Sunday, January 20, 2013

Long Live the Queen



I should be the crowned queen of starting things and not following through.  Bets placed among friends on the ability of one of them to carry through with something should be paid with money that has my picture on it; I am that much the monarch of not following through.  I do it, a lot.  Let’s discuss some of my crowning lack of achievements.  I have an afghan that I started probably about 15 years ago that is the size of a large scarf.  There is the baby bib that I began to cross stitch when I found out that I was pregnant with my oldest child (now 12), but to my credit I did finish that just before the birth of my last child (and she’s almost 2.)  We won’t say much about the bib that I then started while pregnant with her that was a zombie one.  (Really, it would have been perfect for her, she loves to bite people.)  I have the things that I bought to make a quilt; that’s all safely in a bag in the closet and not really beyond the purchase point.  I enjoy scrapbooking, I really do love capturing memories in a creative way, but the most recent scrapbook page I’ve completed is for the birth of my 8 year old son.  And I managed to do it, and kind of offend him because of how long it took, right around the time the youngest child was born, so I’m still two kids behind.  My children’s baby books are all incomplete to varying degrees.  My youngest, often referred to as “the girl”, is going to be so offended when she discovers I got as far as putting in her name and when she was born.  (Sorry kiddo, sucks to be the youngest.)  Then there’s this blog, which the annual postings don’t quite count as following through.

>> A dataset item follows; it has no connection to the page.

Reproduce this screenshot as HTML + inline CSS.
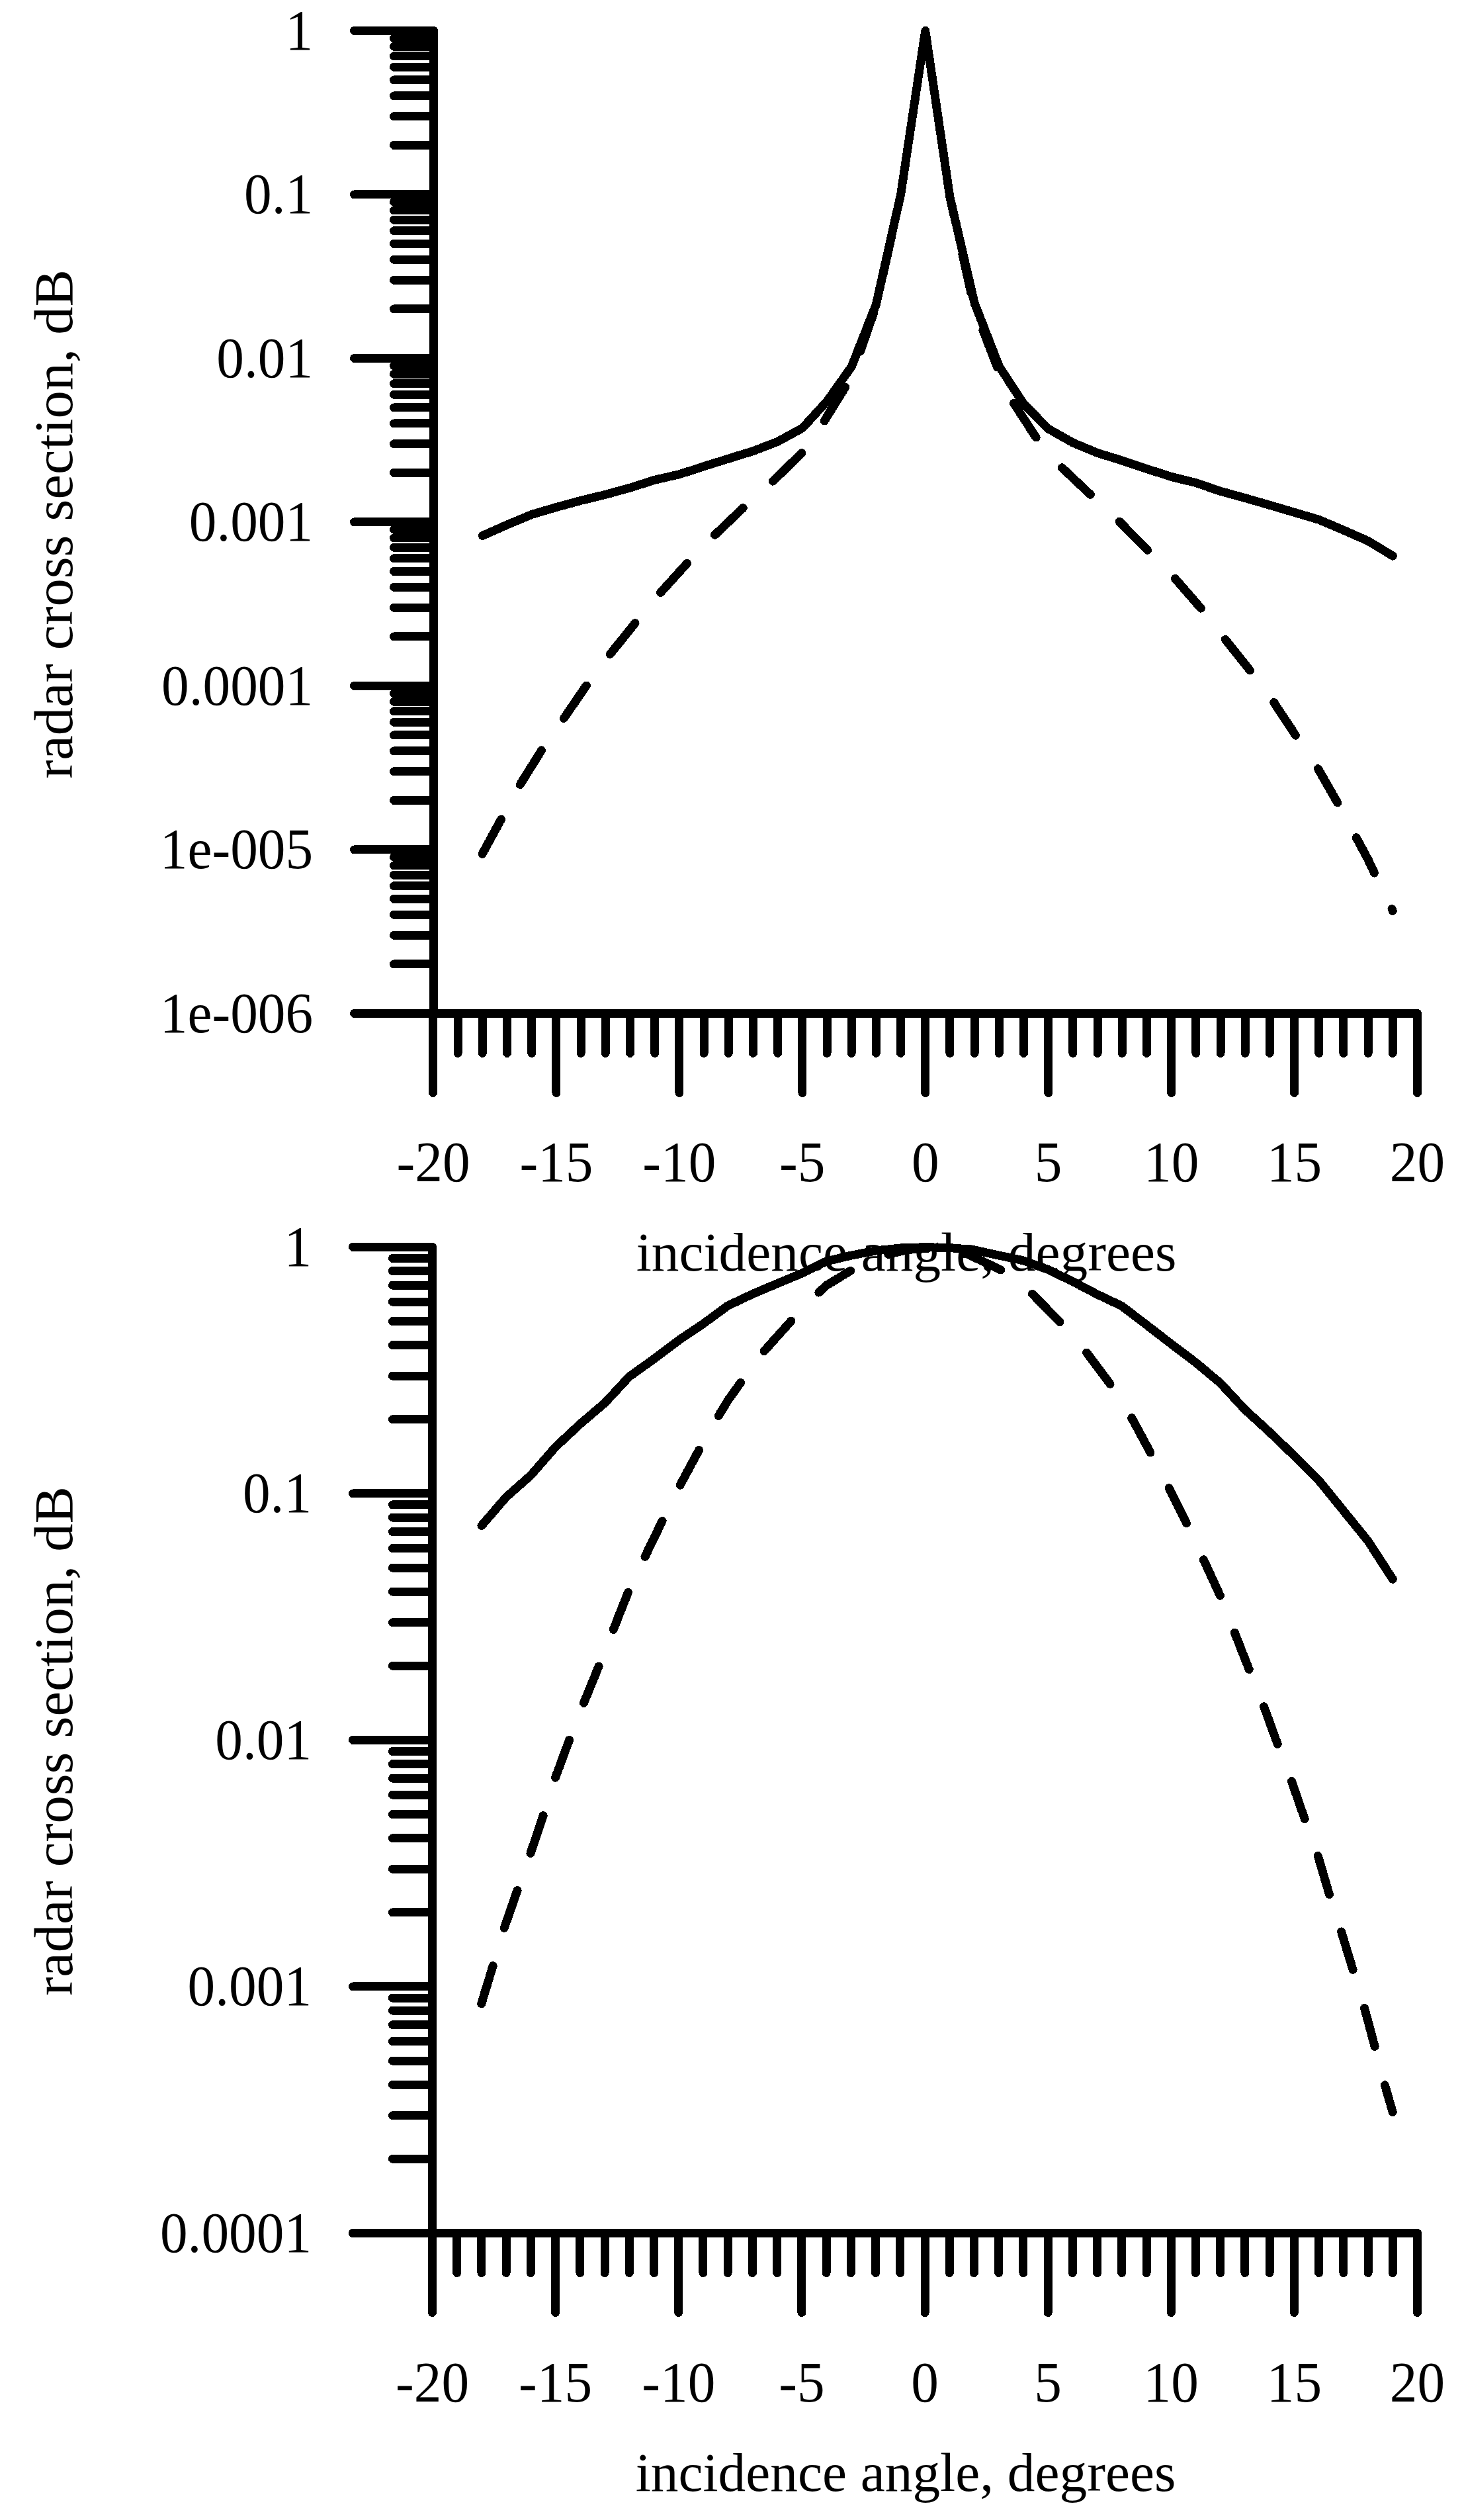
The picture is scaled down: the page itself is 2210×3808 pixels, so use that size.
<!DOCTYPE html>
<html lang="en">
<head>
<meta charset="utf-8">
<title>Radar cross section vs incidence angle</title>
<style>
html,body{margin:0;padding:0;background:#fff;}
body{width:2210px;height:3808px;overflow:hidden;}
svg{display:block;}
text{font-family:"Liberation Serif",serif;font-size:83.33px;fill:#000;}
.ax,.ln{shape-rendering:crispEdges;fill:none;stroke:#000;stroke-width:13;stroke-linecap:round;stroke-linejoin:round;}
.yl{text-anchor:end;}
.xl,.xt,.yt{text-anchor:middle;}
</style>
</head>
<body>
<svg width="2210" height="3808" viewBox="0 0 2210 3808">
<rect width="2210" height="3808" fill="#fff"/>
<g id="chart-top">
<path class="ax" d="M655.5 46.4V1531.4M655.5 1531.4H2142.5M655.5 46.4H535.5M655.5 219.4H595.5M655.5 175.81H595.5M655.5 144.89H595.5M655.5 120.9H595.5M655.5 101.31H595.5M655.5 84.74H595.5M655.5 70.39H595.5M655.5 57.72H595.5M655.5 293.9H535.5M655.5 466.9H595.5M655.5 423.31H595.5M655.5 392.39H595.5M655.5 368.4H595.5M655.5 348.81H595.5M655.5 332.24H595.5M655.5 317.89H595.5M655.5 305.22H595.5M655.5 541.4H535.5M655.5 714.4H595.5M655.5 670.81H595.5M655.5 639.89H595.5M655.5 615.9H595.5M655.5 596.31H595.5M655.5 579.74H595.5M655.5 565.39H595.5M655.5 552.72H595.5M655.5 788.9H535.5M655.5 961.9H595.5M655.5 918.31H595.5M655.5 887.39H595.5M655.5 863.4H595.5M655.5 843.81H595.5M655.5 827.24H595.5M655.5 812.89H595.5M655.5 800.22H595.5M655.5 1036.4H535.5M655.5 1209.4H595.5M655.5 1165.81H595.5M655.5 1134.89H595.5M655.5 1110.9H595.5M655.5 1091.31H595.5M655.5 1074.74H595.5M655.5 1060.39H595.5M655.5 1047.72H595.5M655.5 1283.9H535.5M655.5 1456.9H595.5M655.5 1413.31H595.5M655.5 1382.39H595.5M655.5 1358.4H595.5M655.5 1338.81H595.5M655.5 1322.24H595.5M655.5 1307.89H595.5M655.5 1295.22H595.5M655.5 1531.4H535.5M654.5 1531.4V1651.4M692.19 1531.4V1591.4M729.38 1531.4V1591.4M766.56 1531.4V1591.4M803.75 1531.4V1591.4M840.94 1531.4V1651.4M878.12 1531.4V1591.4M915.31 1531.4V1591.4M952.5 1531.4V1591.4M989.69 1531.4V1591.4M1026.88 1531.4V1651.4M1064.06 1531.4V1591.4M1101.25 1531.4V1591.4M1138.44 1531.4V1591.4M1175.62 1531.4V1591.4M1212.81 1531.4V1651.4M1250 1531.4V1591.4M1287.19 1531.4V1591.4M1324.38 1531.4V1591.4M1361.56 1531.4V1591.4M1398.75 1531.4V1651.4M1435.94 1531.4V1591.4M1473.12 1531.4V1591.4M1510.31 1531.4V1591.4M1547.5 1531.4V1591.4M1584.69 1531.4V1651.4M1621.88 1531.4V1591.4M1659.06 1531.4V1591.4M1696.25 1531.4V1591.4M1733.44 1531.4V1591.4M1770.62 1531.4V1651.4M1807.81 1531.4V1591.4M1845 1531.4V1591.4M1882.19 1531.4V1591.4M1919.38 1531.4V1591.4M1956.56 1531.4V1651.4M1993.75 1531.4V1591.4M2030.94 1531.4V1591.4M2068.12 1531.4V1591.4M2105.31 1531.4V1591.4M2142.5 1531.4V1651.4"/>
<text class="yl" transform="translate(473.2 74.9) scale(1 1.035)">1</text>
<text class="yl" transform="translate(473.2 322.4) scale(1 1.035)">0.1</text>
<text class="yl" transform="translate(473.2 569.9) scale(1 1.035)">0.01</text>
<text class="yl" transform="translate(473.2 817.4) scale(1 1.035)">0.001</text>
<text class="yl" transform="translate(473.2 1064.9) scale(1 1.035)">0.0001</text>
<text class="yl" transform="translate(473.2 1312.4) scale(1 1.035)">1e-005</text>
<text class="yl" transform="translate(473.2 1559.9) scale(1 1.035)">1e-006</text>
<text class="xl" transform="translate(655 1785) scale(1 1.035)">-20</text>
<text class="xl" transform="translate(840.94 1785) scale(1 1.035)">-15</text>
<text class="xl" transform="translate(1026.88 1785) scale(1 1.035)">-10</text>
<text class="xl" transform="translate(1212.81 1785) scale(1 1.035)">-5</text>
<text class="xl" transform="translate(1398.75 1785) scale(1 1.035)">0</text>
<text class="xl" transform="translate(1584.69 1785) scale(1 1.035)">5</text>
<text class="xl" transform="translate(1770.62 1785) scale(1 1.035)">10</text>
<text class="xl" transform="translate(1956.56 1785) scale(1 1.035)">15</text>
<text class="xl" transform="translate(2142.5 1785) scale(1 1.035)">20</text>
<text class="xt" x="1370" y="1920.3">incidence angle, degrees</text>
<text class="yt" transform="translate(109 792) rotate(-90) scale(1.0142 1)">radar cross section, dB</text>
<polyline class="ln" points="729.38,809.5 766.56,793 803.75,777.5 840.94,766.5 878.12,756.4 915.31,747.3 952.5,737.1 989.69,725.2 1026.88,716.8 1064.06,704.7 1101.25,693.1 1138.44,681.6 1175.62,667.3 1212.81,647 1250,606.5 1287.19,554 1324.38,460 1361.56,294 1398.75,46.4 1435.94,298 1473.12,458 1510.31,553.5 1547.5,610.5 1584.69,648 1621.88,669 1659.06,684.5 1696.25,696 1733.44,708.5 1770.62,720.4 1807.81,729.6 1845,742.3 1882.19,752.6 1919.38,763.3 1956.56,774.3 1993.75,785.3 2030.94,801.1 2068.12,817.5 2105.31,840.1"/>
<path class="ln" d="M729.1 1290.3L757.5 1238.2M786.2 1185.6L818.6 1133.9M852.3 1085.5L886.3 1036M922.4 988.4L960.1 941.6M998.5 895.5L1038.5 851.4M1080.6 808.3L1123.3 767.6M1168.4 727.2L1211.9 684.6M1246.3 636L1276.8 585M1532.4 609.3L1566.1 661M1605.3 706.7L1648.4 747.4M1692.2 788.2L1734.5 831.3M1776.4 874.4L1815.4 919.2M1852.3 966.4L1889.6 1013.1M1925.7 1061.5L1958.5 1111.3M1992.4 1161.6L2021.7 1212.9M2050.2 1265.7L2068.1 1299L2077.5 1319M2104 1373.6L2105.2 1376.4"/>
<path class="ln" pathLength="1200" stroke-dasharray="60 60" d="M1246.3 636L1250 629.8L1287.2 570L1324.4 462L1361.6 294L1398.75 46.4L1435.9 298L1473.1 466L1510.3 562L1532.4 609.3"/>
</g>
<g id="chart-bottom">
<path class="ax" d="M653.5 1884.4V3374.5M653.5 3374.5H2142.5M653.5 1884.4H533.5M653.5 2144.78H593.5M653.5 2079.19H593.5M653.5 2032.64H593.5M653.5 1996.54H593.5M653.5 1967.04H593.5M653.5 1942.1H593.5M653.5 1920.5H593.5M653.5 1901.45H593.5M653.5 2256.93H533.5M653.5 2517.31H593.5M653.5 2451.71H593.5M653.5 2405.17H593.5M653.5 2369.07H593.5M653.5 2339.57H593.5M653.5 2314.63H593.5M653.5 2293.03H593.5M653.5 2273.97H593.5M653.5 2629.45H533.5M653.5 2889.83H593.5M653.5 2824.24H593.5M653.5 2777.69H593.5M653.5 2741.59H593.5M653.5 2712.09H593.5M653.5 2687.15H593.5M653.5 2665.55H593.5M653.5 2646.5H593.5M653.5 3001.97H533.5M653.5 3262.36H593.5M653.5 3196.76H593.5M653.5 3150.22H593.5M653.5 3114.12H593.5M653.5 3084.62H593.5M653.5 3059.68H593.5M653.5 3038.08H593.5M653.5 3019.02H593.5M653.5 3374.5H533.5M653.5 3374.5V3494.5M690.73 3374.5V3434.5M727.95 3374.5V3434.5M765.17 3374.5V3434.5M802.4 3374.5V3434.5M839.62 3374.5V3494.5M876.85 3374.5V3434.5M914.08 3374.5V3434.5M951.3 3374.5V3434.5M988.53 3374.5V3434.5M1025.75 3374.5V3494.5M1062.97 3374.5V3434.5M1100.2 3374.5V3434.5M1137.42 3374.5V3434.5M1174.65 3374.5V3434.5M1211.88 3374.5V3494.5M1249.1 3374.5V3434.5M1286.33 3374.5V3434.5M1323.55 3374.5V3434.5M1360.78 3374.5V3434.5M1398 3374.5V3494.5M1435.22 3374.5V3434.5M1472.45 3374.5V3434.5M1509.68 3374.5V3434.5M1546.9 3374.5V3434.5M1584.12 3374.5V3494.5M1621.35 3374.5V3434.5M1658.58 3374.5V3434.5M1695.8 3374.5V3434.5M1733.03 3374.5V3434.5M1770.25 3374.5V3494.5M1807.48 3374.5V3434.5M1844.7 3374.5V3434.5M1881.92 3374.5V3434.5M1919.15 3374.5V3434.5M1956.38 3374.5V3494.5M1993.6 3374.5V3434.5M2030.83 3374.5V3434.5M2068.05 3374.5V3434.5M2105.28 3374.5V3434.5M2142.5 3374.5V3494.5"/>
<text class="yl" transform="translate(471.1 1912.9) scale(1 1.035)">1</text>
<text class="yl" transform="translate(471.1 2285.43) scale(1 1.035)">0.1</text>
<text class="yl" transform="translate(471.1 2657.95) scale(1 1.035)">0.01</text>
<text class="yl" transform="translate(471.1 3030.47) scale(1 1.035)">0.001</text>
<text class="yl" transform="translate(471.1 3403) scale(1 1.035)">0.0001</text>
<text class="xl" transform="translate(653.5 3629.2) scale(1 1.035)">-20</text>
<text class="xl" transform="translate(839.62 3629.2) scale(1 1.035)">-15</text>
<text class="xl" transform="translate(1025.75 3629.2) scale(1 1.035)">-10</text>
<text class="xl" transform="translate(1211.88 3629.2) scale(1 1.035)">-5</text>
<text class="xl" transform="translate(1398 3629.2) scale(1 1.035)">0</text>
<text class="xl" transform="translate(1584.12 3629.2) scale(1 1.035)">5</text>
<text class="xl" transform="translate(1770.25 3629.2) scale(1 1.035)">10</text>
<text class="xl" transform="translate(1956.38 3629.2) scale(1 1.035)">15</text>
<text class="xl" transform="translate(2142.5 3629.2) scale(1 1.035)">20</text>
<text class="xt" x="1369" y="3764">incidence angle, degrees</text>
<text class="yt" transform="translate(109 2631) rotate(-90) scale(1.0142 1)">radar cross section, dB</text>
<polyline class="ln" points="727.95,2305.4 765.17,2262.3 802.4,2229.3 839.62,2186.7 876.85,2151.9 914.08,2120.2 951.3,2080.2 988.53,2053.6 1025.75,2025.5 1062.97,2000.4 1100.2,1973.1 1137.42,1955.5 1174.65,1939.7 1211.88,1924.3 1249.1,1906 1286.33,1897.2 1323.55,1890 1360.78,1886 1398,1884.7 1435.22,1885.5 1472.45,1888.8 1509.68,1897 1546.9,1904.8 1584.12,1918.5 1621.35,1936.4 1658.58,1955.9 1695.8,1973.6 1733.03,2002 1770.25,2030.7 1807.48,2058.9 1844.7,2090 1881.92,2130.1 1919.15,2164.1 1956.38,2199.9 1993.6,2237 2030.83,2282.9 2068.05,2328.8 2105.28,2386.3"/>
<path class="ln" d="M727.7 3027.9L745.1 2970.8M762.2 2913.3L782.1 2856.5M802 2800.5L821.1 2743.6M839.6 2686.2L860.5 2629.4M882.5 2573.4L905.1 2518M927.2 2462.5L949.4 2406.3M975 2352.3L1001.1 2298.4M1028.2 2244.1L1056.5 2191.4M1086.3 2139.4L1100.2 2116.5L1119.5 2089.4M1155 2041.7L1196 1996.1M1237.8 1953.1L1249.1 1942.5L1285.7 1920.3M1342.7 1895.3L1372 1888.5L1402.3 1886.4M1458 1893L1512.8 1918.9M1560.6 1955.3L1602 1997.6M1642.6 2044.1L1678.1 2091.3M1710.7 2142.6L1739 2195M1767.2 2248.7L1793.4 2301.7M1819.4 2356.9L1844.4 2411.2M1866.3 2467.1L1888.1 2522.5M1910.5 2578.7L1931.2 2635.4M1952.5 2691.6L1972.2 2748.6M1992.3 2804.5L2009.4 2862.6M2027.6 2919L2045.1 2976.5M2062.5 3034.6L2068.3 3055.5L2078.1 3092.4M2093.5 3150.9L2105.2 3191.6"/>
</g>
</svg>
</body>
</html>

I shouldn’t be too hard on myself, I guess.  I’m following through on some things.  I’m still married.  I mean, my husband is a goofball, kind of a perv sometimes (although, as he likes to point out, only a perv towards me so that’s a good thing), but I still love him and enjoy being with him.  Still doing the whole mother thing, sure sometimes fleeing to a beach and living under an assumed identity sounds like a good plan, but I stick around.  I guess it’s a combination of I love the little goofballs, they are kind of cute, and I’m looking forward to when they have kids that drive them nuts and I will laugh, and laugh, and laugh, possibly snort, and laugh some more.  I also continue on with college thing.  I take classes, stress out over said classes, and lament about how I feel like I’m never going to be done and then have panic attacks over the amount of debt I’ll have once I do.  (Eep, panic attack now just typing about it!!)

So perhaps I’m just not good at following through with hobbies or fun things.  Maybe I just have to have demanding things, things that will insist on me paying attention.  This does explain my inability to keep houseplants alive.